Lula's immediate (tax, inflation, and interest rate) problem

Updated: Nov 3


Foto: Ricardo Stuckert from fotospublicas.com


As the election has come to a fold, Brazil needs to address an immediate issue: - Should it keep Bolsonaro-era gas tax incentives, or should it start from a Lula blank slate tax policy?


Brazil has managed to aggressively reduce its inflation rates over the past year by having its Central Bank impose some of the highest interest rates in the world (13.75%). As expected, this has had a negative impact on economic growth. The idea is to reduce interest rates as soon as possible to reduce poverty in a controlled, targeted inflation scenario.


Inflation has been shown to be up to 40% correlated and impacted by gas prices in Brazil. Bolsonaro cut down gas taxes to reduce inflation without having to raise basic interest rates (Selic) even further. Our analysis shows that Lula could start reducing Selic from 13.75% soon by keeping the tax cut.


If you agree that Lula should keep Bolsonaro’s tax break to bring interest rates down or if you don’t agree feel free to comment below.


As one can see in the chart below, Weaver analyzed both scenarios: - with and without ICMS tax breaks (ICMS is the VAT-style tax accrued on gas consumption). The orange line shows interest rates with the tax break, and the blue line shows the opposite scenario. Both inflation and interest rates declined faster with the tax break than without it. Actually, average interest rates are expected to fall by more than 400 bp in a few months if inflation targets are reached thanks to the tax break benefits.

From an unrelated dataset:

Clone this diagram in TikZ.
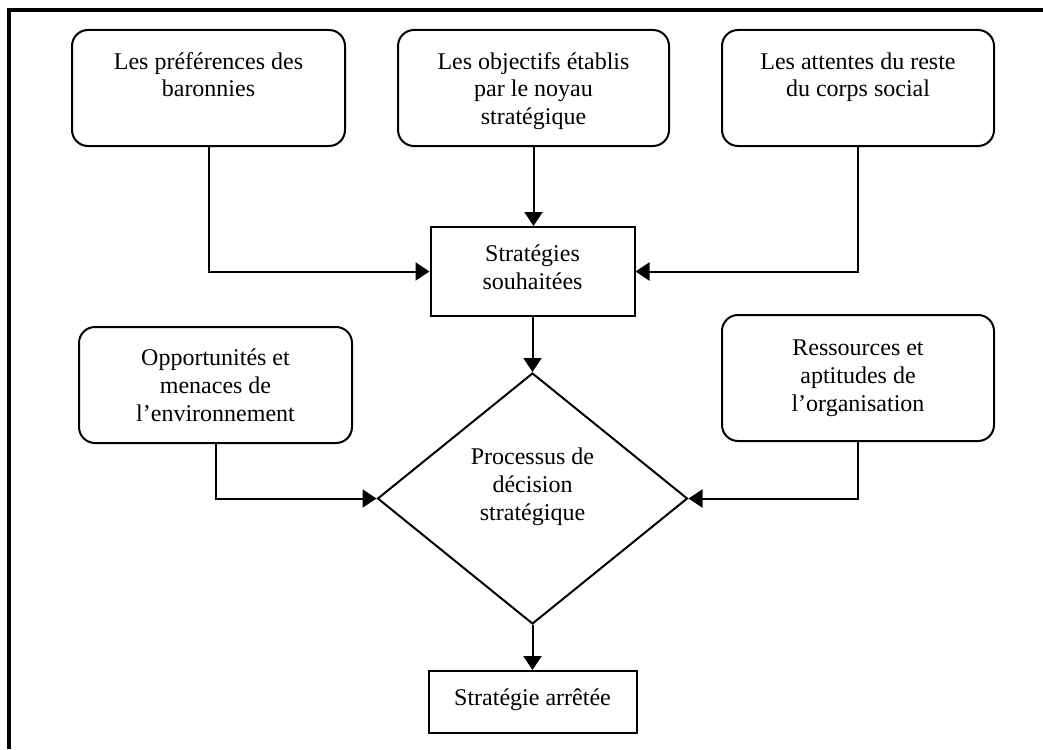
\documentclass[tikz,border=0pt]{standalone}
\usepackage{fontspec}
\setmainfont{Liberation Serif}
\usetikzlibrary{shapes.geometric,arrows.meta}
% top-aligned text block: #1 width, #2 height, #3 drop to first baseline, #4 text
\newcommand\topblock[4]{\parbox[c][#2][t]{#1}{\centering\rule{0pt}{#3}#4}}

\begin{document}
\begin{tikzpicture}[x=0.5pt,y=-0.5pt,
  every node/.style={font=\fontsize{12pt}{14pt}\selectfont, inner sep=0pt, line width=1pt},
  rbox/.style={draw, rounded corners=8pt},
  sbox/.style={draw, rectangle},
  choice/.style={draw, diamond, minimum width=155pt, minimum height=125.5pt},
  link/.style={line width=1pt, -{Triangle[length=7pt,width=9pt]}},
  frame/.style={line width=1.75pt}
]
\useasboundingbox (0,0) rectangle (1043,749);

% open frame (top and left edges)
\draw[frame] (8.8,749) -- (8.8,10) -- (1043,10);

% sources of the desired strategies
\node[rbox] (baron) at (208.5,88)
  {\topblock{136.5pt}{58pt}{19.5pt}{Les préférences des\\baronnies}};
\node[rbox] (noyau) at (533.5,88)
  {\topblock{135.5pt}{58pt}{19.5pt}{Les objectifs établis\\par le noyau\\stratégique}};
\node[rbox] (corps) at (858,88)
  {\topblock{136pt}{58pt}{19.5pt}{Les attentes du reste\\du corps social}};

% desired strategies
\node[sbox] (souh) at (532.5,271.5)
  {\topblock{102pt}{44.5pt}{17pt}{Stratégies\\souhaitées}};

% environment and resources
\node[rbox] (envt) at (215.5,385)
  {\topblock{136.5pt}{58pt}{19pt}{Opportunités et\\menaces de\\l’environnement}};
\node[rbox] (ress) at (858,378)
  {\topblock{136pt}{63pt}{20pt}{Ressources et\\aptitudes de\\l’organisation}};

% decision process
\node[choice] (dec) at (532.5,498.5)
  {\topblock{64pt}{56pt}{10.75pt}{Processus de\\décision\\stratégique}};

% adopted strategy
\node[sbox] (arr) at (532.5,702)
  {\topblock{104pt}{31pt}{17pt}{Stratégie arrêtée}};

% connectors
\draw[link] (baron.south) |- (souh.west);
\draw[link] (corps.south) |- (souh.east);
\draw[link] (noyau.south) -- (noyau.south |- souh.north);
\draw[link] (souh.south) -- (dec.north);
\draw[link] (envt.south) |- (dec.west);
\draw[link] (ress.south) |- (dec.east);
\draw[link] (dec.south) -- (arr.north);
\end{tikzpicture}
\end{document}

Inflation is expected to go down from above 6% to close to 4% on December 23. If the tax break is kept, this scenario would happen as early as February 23. Selic rates will only get to 10% by December, and the tax break would likely allow it to happen by January.

This would mean an extra year of economic growth enjoying the benefits of the commodity spike caused by the Ukrainian war. Lula would help lift millions of people out of poverty in an attempt to return to his early years on his first and second terms.

We estimate a U$ 8 billion tax revenue loss arising from this tax break. However, we also believe that the expected savings in terms of lower interest rate payments in government bonds linked to the Central Bank Selic rates should be massive. The total reduction in yearly payments should amount to U$ 29 billion.


In conclusion, by extending the tax break, Lula could generate very large economic value for government coffers. This tax break, however, was created by Bolsonaro, and, as the old saying goes: - “The king is dead! God save the new king”. The new Lula presidency would be wise to maintain some of the old habits, including some of the tax policies (and the ICMS tax break).


This is a clear mathematical case where the new government will create value for the people if they are able to work side by side with the previous administration. They will destroy value if they allow hubris to prevail and political radicalism to succeed. Therefore, we suggest Lula extend the tax break and leave politics behind.